Reason for motorcyclist leans
A motorcyclist going round a corner on a level road leans over at an angle to the horizontal. The reason for this is
A. to allow the normal reaction to exert a moment about the centre of mass of the motorcyclist.
B. to increase the frictional force between the motorcycle and the road.
C. to lower his centre of mass.
D. to provide the centripetal force.
The answer is option A.
My question is: why is the option D not correct?

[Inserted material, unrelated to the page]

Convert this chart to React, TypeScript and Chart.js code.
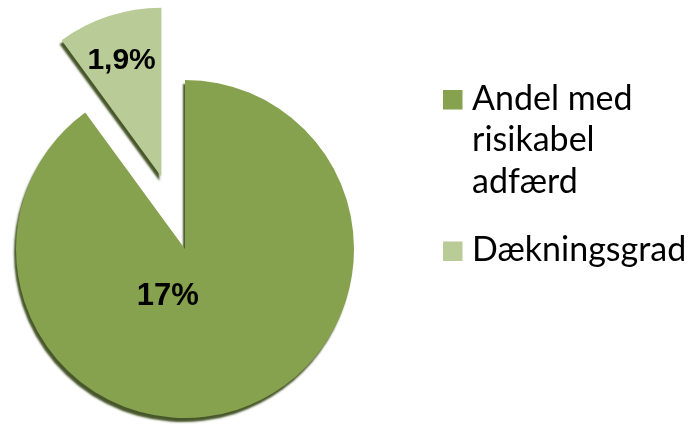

If the motorcyclist does not lean over at certain angle, NO centripetal force will exist. Also, the reason for allowing the normal reaction to exert a moment about the centre of mass of the motorcyclist is to provide a centripetal force.
I didn't mean that.
I just wondered if the motorcyclist does not lean inwards, why the friction force will exist at first and how he could make use of the leaning over to balance the non-exist friction force.
But now I know that the motor could turn slightly the front part of the whole body to turn round a corner without leaning over and therefore a frictional force could exist first.
- 天同Lv 79 年前最愛解答
The centripetal force is NOT provided by the "normal reaction", it is provided by the frictional force fom the road.
You may recall that the centripetal force, in such case as a circular motion round a corner, is a horizontal force pointing towards the centre of the circle. The normal reaction is a vertical force, it cannot acts as a horizontal centripetal force.
As said above, the centripetal force is given by the frictional force, which acts horizontally towards the centre of the circular path. In order to balance the moment (about the centre of mass) caused by the frictional force, the cyclist thus needs to lean inward such that the moment given by the normal reaction could balance that given by friction.
Just imagine if the cyclist attempts to trun a corner without leaning inward, the frictional force would give rise to a moment about the centre of mass of the cyclist. Such moment would topple the cyclist over in the outward direction.